Pronto empieza el curso escolar y muchos jóvenes se quejan del retorno de las obligaciones y los horarios pautados. Hace días, viendo una película ambientada en la guerra civil española, me enterneció el esfuerzo de una maestra por seguir con su labor de alfabetizar a un grupo de niños, a pesar del horror circundante. En esa secuencia los chicos estaban muy atentos, como si supiesen del privilegio y la libertad que esa maestra les estaba ofreciendo. Una escena tan distinta a las de otras películas en las que los alumnos, en plan chulesco, retan al profesor, pasan de todo y lo único que esperan es que suene el timbre para salir a fumar.
Aprender nos hace libres, nos ayuda a expresar lo que sentimos y a determinar heridas sin nombre, para que se vean expuestas y se desdibujen. La educación nos ofrece, entre otras cosas, la posibilidad de formar parte de los que hacen y escriben la historia. Lo contrario es vivir sin voz, una voz que se le niega a tantos. Allí donde la pobreza se perpetúa la educación brilla por su ausencia. Los pueblos con más analfabetismo son también los más vulnerables a extremismos y tiranías. Cultura y educación son las alas de las mentes librepensadoras que podrán mirar al presente y al futuro con perspectiva, sin resentimiento, pero con pensamiento crítico, sin avaricia, más con la ambición suficiente para desear cambiar las cosas.
Últimamente voy a menudo a la Biblioteca pública de mi barrio y me pone contenta verla llena de jóvenes estudiando y trasteando entre las estanterías. Me alegra que ese acceso a la literatura y a ese espacio de paz que acoge en plena ola de calor y de frío a los que aman leer, siga en pie y no haya sido barrido por la especulación o por otros intereses largos de listar. En esa biblioteca lo que abunda son voces diversas, miríadas de historias distintas que conviven en sus anaqueles perfectamente marcados por Saveria, la bibliotecaria. Allí huele a papel y a café y a libertad y da gusto pasar las horas en compañía de amigos tan entrañables.
El caso es que cientos de millones de niños no hablarán de la vuelta al cole este mes de septiembre, simplemente porque no se lo pueden plantear. El tema es más triste cuando nos referimos a las niñas que, en parte del mundo se consideran meros instrumentos de reproducción y adoctrinamiento, sin voz ni voto, castigadas y ajusticiadas si se atreven a reclamar los mismos derechos que sus compañeros.
Otros se conforman con terminar la educación obligatoria y tiran la toalla no porque ese sea su deseo, sino porque han de colaborar en la economía familiar y no pueden costearse ya más estudios ni más tiempo, un tiempo que corre en su contra.
En tanto en cuanto todo son noticias de guerras y los países continúan elevando la inversión en armas y en nuevas tecnologías, la brecha entre que podrán acceder a formación más o menos completa para competir en el mercado laboral y los que se quedarán en la cuneta sin oportunidad ninguna, se ensancha y crece como un abismo que se traga el futuro de millones de niños y jóvenes.
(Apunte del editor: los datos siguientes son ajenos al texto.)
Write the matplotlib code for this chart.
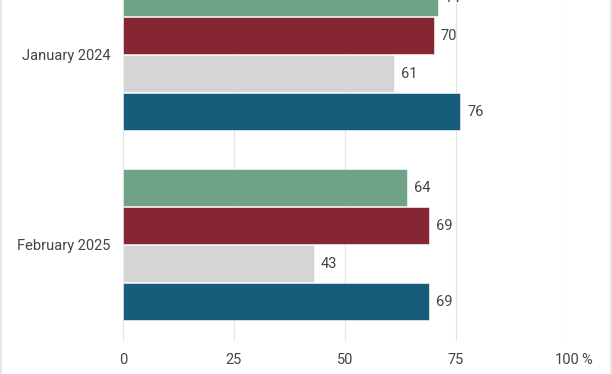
import numpy as np
import matplotlib.pyplot as plt
from matplotlib.lines import Line2D

plt.rcParams['font.family'] = ['Roboto', 'DejaVu Sans']

# dados
periodos = ["January 2024", "February 2025"]
series = ["Series 1", "Series 2", "Series 3", "Series 4"]
valores = {
    "Series 1": [71, 64],
    "Series 2": [70, 69],
    "Series 3": [61, 43],
    "Series 4": [76, 69],
}
cores = ["#6fa287", "#862633", "#d5d5d5", "#175c7a"]
xticks = [0, 25, 50, 75, 100]
xticklabels = ["0", "25", "50", "75", "100"]

cor_texto = "#444444"
cor_grade = "#e4e4e4"

fig = plt.figure(figsize=(6.12, 3.74), dpi=100)
# eixo propositalmente maior que a figura no topo (grafico recortado)
ax = fig.add_axes([123 / 612, 33 / 374, 444 / 612, 366 / 374])

grupo = np.arange(len(periodos)) * 5.0
offsets = [-1.5, -0.5, 0.5, 1.5]
for serie, cor, off in zip(series, cores, offsets):
    ys = grupo + off
    vals = valores[serie]
    ax.barh(ys, vals, height=0.98, color=cor, edgecolor="white", linewidth=0.4, zorder=3)
    for y, v in zip(ys, vals):
        ax.annotate(str(v), (v, y), xytext=(5, 0), textcoords="offset points",
                    ha="left", va="center", fontsize=10.5, color=cor_texto)

ax.set_xlim(0, 100)
ax.set_ylim((341 - 54.5) / 38, (-25 - 54.5) / 38)
ax.set_xticks(xticks)
ax.set_xticklabels(xticklabels)
ax.set_yticks(grupo)
ax.set_yticklabels(periodos)
ax.tick_params(axis="x", length=0, pad=8.5, labelsize=10.5, labelcolor=cor_texto)
ax.tick_params(axis="y", length=0, pad=9, labelsize=10.5, labelcolor=cor_texto)
ax.grid(axis="x", color=cor_grade, linewidth=0.9, zorder=0)
for s in ax.spines.values():
    s.set_visible(False)

ax.annotate("%", (100, 0), xycoords=("data", "axes fraction"), xytext=(10, -8.5),
            textcoords="offset points", ha="left", va="top", fontsize=10.5, color=cor_texto,
            annotation_clip=False)

# bordas laterais
for x in [1 / 612, 611 / 612]:
    fig.add_artist(Line2D([x, x], [0, 1], transform=fig.transFigure, color="#e2e2e2", linewidth=1.2))

fig.savefig("out.png", dpi=100)
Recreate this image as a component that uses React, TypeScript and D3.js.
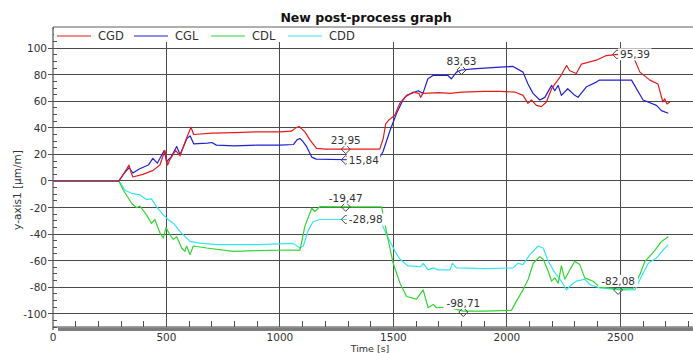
import React from "react";
import * as d3 from "d3";

// series: [time s, value µm/m]
const seriesNames = ["CGD", "CGL", "CDL", "CDD"];
const seriesColors = ["#e61c1c", "#2020d4", "#33d633", "#33e6f0"];

const cgd: [number, number][] = [
  [0, 0], [290, 0], [310, 5], [335, 12], [345, 6], [352, 3], [396, 5], [441, 8], [471, 12], [493, 23],
  [505, 12], [515, 16], [540, 23], [560, 19], [590, 33], [608, 40.5], [620, 35], [700, 36], [800, 36.5],
  [900, 37], [1000, 37], [1050, 37.5], [1070, 40], [1085, 41], [1110, 37], [1132, 31], [1161, 24.5],
  [1200, 24], [1300, 24], [1440, 24], [1455, 32], [1466, 43], [1480, 46], [1506, 49.5], [1528, 58.5], [1550, 63],
  [1587, 67], [1612, 66], [1620, 63], [1630, 66], [1700, 66.5], [1750, 66], [1800, 67], [1900, 67.5],
  [1969, 67.5], [2035, 67], [2071, 64.5], [2093, 58.5], [2108, 61], [2130, 57], [2152, 56], [2174, 59.5],
  [2197, 69.5], [2233, 78], [2263, 87], [2277, 83], [2306, 81], [2328, 88], [2394, 91], [2438, 94.5],
  [2490, 95.4], [2555, 94.5], [2586, 82], [2630, 76], [2666, 73], [2687, 59.5], [2695, 62], [2705, 58],
  [2718, 59.5],
];

const cgl: [number, number][] = [
  [0, 0], [290, 0], [310, 5], [335, 10], [352, 6], [380, 9], [420, 12], [440, 17], [460, 13.5], [490, 23],
  [500, 14.5], [520, 18], [545, 26], [560, 20], [590, 32], [604, 34], [620, 28], [680, 28.5], [700, 29],
  [720, 27], [800, 26.5], [900, 27], [1000, 27], [1060, 27.5], [1075, 31], [1088, 32], [1100, 30],
  [1117, 26], [1140, 18], [1160, 16.5], [1300, 16], [1433, 16], [1454, 22], [1485, 38], [1514, 51],
  [1542, 61], [1558, 64.5], [1609, 68], [1630, 66], [1652, 77], [1674, 79.5], [1740, 79.5], [1755, 77],
  [1778, 82], [1800, 83.6], [1850, 84.5], [1969, 85.8], [2027, 86.3], [2071, 82], [2093, 73], [2115, 66],
  [2145, 61], [2167, 63], [2197, 72], [2211, 68], [2226, 72], [2240, 64.5], [2268, 69.5], [2299, 64.5],
  [2313, 63], [2351, 71], [2394, 74.5], [2408, 76], [2549, 76], [2600, 61], [2659, 57], [2681, 53],
  [2711, 51],
];

const cdl: [number, number][] = [
  [0, 0], [290, 0], [310, -7], [347, -17], [368, -20], [383, -19], [412, -25.5], [434, -32], [449, -29],
  [471, -39], [486, -43], [498, -35], [515, -40.5], [530, -44], [545, -42], [567, -50.5], [581, -53],
  [589, -49], [604, -55.5], [618, -49], [677, -50.5], [794, -53], [900, -52.5], [1058, -52], [1088, -52.3],
  [1110, -34], [1140, -20.5], [1154, -23], [1176, -19.3], [1300, -19.5], [1448, -19.5], [1470, -39],
  [1499, -62], [1529, -77], [1558, -87], [1602, -89], [1631, -82], [1653, -95.5], [1675, -93], [1690, -95.5],
  [1734, -95], [1771, -96.3], [1807, -98], [1900, -98], [2020, -97.5], [2042, -90.5], [2071, -82],
  [2094, -74], [2116, -62], [2145, -57], [2160, -59], [2182, -68], [2197, -75.5], [2211, -73], [2226, -77],
  [2240, -64], [2255, -74], [2277, -67], [2299, -60.5], [2321, -63], [2343, -73], [2380, -75.5],
  [2409, -80], [2500, -81.5], [2556, -81], [2586, -70.5], [2608, -60.5], [2644, -54], [2666, -49],
  [2681, -45.5], [2711, -42],
];

const cdd: [number, number][] = [
  [0, 0], [290, 0], [303, -3], [317, -7], [347, -9.3], [383, -10.5], [412, -14], [434, -13.5], [456, -19.3],
  [486, -25.5], [508, -29], [537, -33], [559, -38], [589, -43], [604, -45.5], [647, -46.8], [721, -48],
  [900, -48], [1058, -47], [1088, -50.5], [1103, -49], [1125, -37], [1147, -30.5], [1176, -29], [1300, -29],
  [1440, -29], [1470, -40.5], [1507, -53], [1529, -59], [1565, -64], [1620, -64.5], [1631, -62], [1653, -67],
  [1675, -65.5], [1697, -67], [1749, -67], [1760, -62], [1778, -65.5], [1900, -66], [2027, -65.5],
  [2049, -62], [2071, -63], [2101, -55.5], [2138, -49], [2160, -50.5], [2182, -60.5], [2211, -69],
  [2240, -75.5], [2263, -82], [2285, -78], [2306, -75.5], [2343, -74], [2365, -78], [2409, -80.5],
  [2500, -82], [2564, -82], [2593, -72], [2623, -62], [2659, -58], [2688, -52], [2711, -48],
];

const seriesData = [cgd, cgl, cdl, cdd];

// markers with value labels
const markerTimes = [1290, 1290, 1290, 1290, 1800, 1808, 2485, 2490];
const markerValues = [23.95, 15.84, -19.47, -28.98, 83.63, -98.71, 95.39, -82.08];
const markerLabels = ["23,95", "15,84", "-19,47", "-28,98", "83,63", "-98,71", "95,39", "-82,08"];
const markerSides = ["top", "right", "top", "right", "top", "top", "right", "top"];

const xTicks = [0, 500, 1000, 1500, 2000, 2500];
const yTicks = [-100, -80, -60, -40, -20, 0, 20, 40, 60, 80, 100];

const FONT = "'DejaVu Sans', Verdana, sans-serif";

export default function App() {
  const width = 693;
  const height = 353;
  const left = 53, right = 693, top = 27, bottom = 327;

  const x = d3.scaleLinear().domain([0, 2820]).range([left, right]);
  const y = d3.scaleLinear().domain([-110, 116]).range([bottom, top]);

  const line = d3.line<[number, number]>()
    .x(d => x(d[0]))
    .y(d => y(d[1]));

  const minorY = d3.range(-110, 116, 5);
  const minorX = d3.range(100, 2820, 100);
  const drawOrder = [3, 2, 1, 0];

  return (
    <svg width={width} height={height} style={{ position: "absolute", left: 0, top: 0, background: "#fff" }}
      fontFamily={FONT}>
      <text x={366} y={22} textAnchor="middle" fontSize={12.5} fontWeight="bold" fill="#111">
        New post-process graph
      </text>

      {/* grid */}
      <g stroke="#4a4a4a" strokeWidth={1} shapeRendering="crispEdges">
        {yTicks.map(t => (
          <line key={"gy" + t} x1={left} x2={right} y1={y(t)} y2={y(t)} />
        ))}
        {xTicks.filter(t => t > 0).map(t => (
          <line key={"gx" + t} x1={x(t)} x2={x(t)} y1={42} y2={bottom} />
        ))}
      </g>

      {/* frame */}
      <line x1={left} x2={right} y1={top} y2={top} stroke="#606060" strokeWidth={1.2} />
      <line x1={left} x2={left} y1={top} y2={bottom + 3} stroke="#505050" strokeWidth={1.2} />
      <line x1={left} x2={right} y1={bottom} y2={bottom} stroke="#404040" strokeWidth={1} />
      <rect x={58} y={bottom + 0.5} width={right - 58} height={3.5} fill="#7d7d7d" />

      {/* ticks */}
      <g stroke="#505050" strokeWidth={1} shapeRendering="crispEdges">
        {minorY.map(t => (
          <line key={"my" + t} x1={left} x2={left + 4} y1={y(t)} y2={y(t)} />
        ))}
        {yTicks.map(t => (
          <line key={"ty" + t} x1={left - 5} x2={left} y1={y(t)} y2={y(t)} />
        ))}
        {minorX.map(t => (
          <line key={"mx" + t} x1={x(t)} x2={x(t)} y1={bottom - 6} y2={bottom} />
        ))}
      </g>
      <g fontSize={10.5} fill="#333">
        {yTicks.map(t => (
          <text key={"ly" + t} x={left - 6} y={y(t) + 4} textAnchor="end">{t}</text>
        ))}
        {xTicks.map(t => (
          <text key={"lx" + t} x={x(t)} y={341} textAnchor="middle">{t}</text>
        ))}
      </g>
      <text x={370} y={352} textAnchor="middle" fontSize={9.5} fill="#333">Time [s]</text>
      <text transform="translate(21,190) rotate(-90)" textAnchor="middle" fontSize={10.5} fill="#333">
        y-axis1 [µm/m]
      </text>

      {/* series */}
      <g fill="none" strokeWidth={1.2} strokeLinejoin="round">
        {drawOrder.map(i => (
          <path key={seriesNames[i]} d={line(seriesData[i]) || ""} stroke={seriesColors[i]} />
        ))}
      </g>

      {/* markers */}
      {markerValues.map((v, i) => {
        const cx = x(markerTimes[i]);
        const cy = y(v);
        const label = markerLabels[i];
        const w = label.length * 6.3 + 2;
        const isTop = markerSides[i] === "top";
        const tx = isTop ? cx - w / 2 : cx + 1;
        const baseline = isTop ? cy - 5 : cy + 4;
        return (
          <g key={"m" + i}>
            <path d={`M${cx - 4.5},${cy} L${cx},${cy - 4.5} L${cx + 4.5},${cy} L${cx},${cy + 4.5} Z`}
              fill="none" stroke="#444" strokeWidth={1} />
            <rect x={tx} y={baseline - 10} width={w} height={12} fill="#fff" />
            <text x={isTop ? cx : tx + 2} y={baseline} textAnchor={isTop ? "middle" : "start"}
              fontSize={10.5} fill="#333">{label}</text>
          </g>
        );
      })}

      {/* legend */}
      <rect x={left + 1} y={top + 1} width={right - left - 1} height={13} fill="#fff" />
      {seriesNames.map((name, i) => {
        const lx = 57 + i * 77;
        return (
          <g key={"lg" + name}>
            <line x1={lx} x2={lx + 34} y1={36} y2={36} stroke={seriesColors[i]} strokeWidth={1.2} />
            <text x={lx + 41} y={40} fontSize={11.5} fill="#333">{name}</text>
          </g>
        );
      })}
    </svg>
  );
}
Las guerras, además, se reproducen en el caldo de cultivo de la miseria y la ignorancia, de forma que deberíamos preguntarnos de qué manera la inversión en defensa y la inversión en educación encuentran un punto de equilibrio que no fomente precisamente lo que se está tratando de paliar, la violencia enquistada y los conflictos bélicos.
Los afortunados de la tierra que este mes comienzan sus clases y podrán sentarse en un aula confortable a la que accederán en transportes cómodos y climatizados, deberían ser conscientes del privilegio que tienen y de la suerte que corren tantos otros.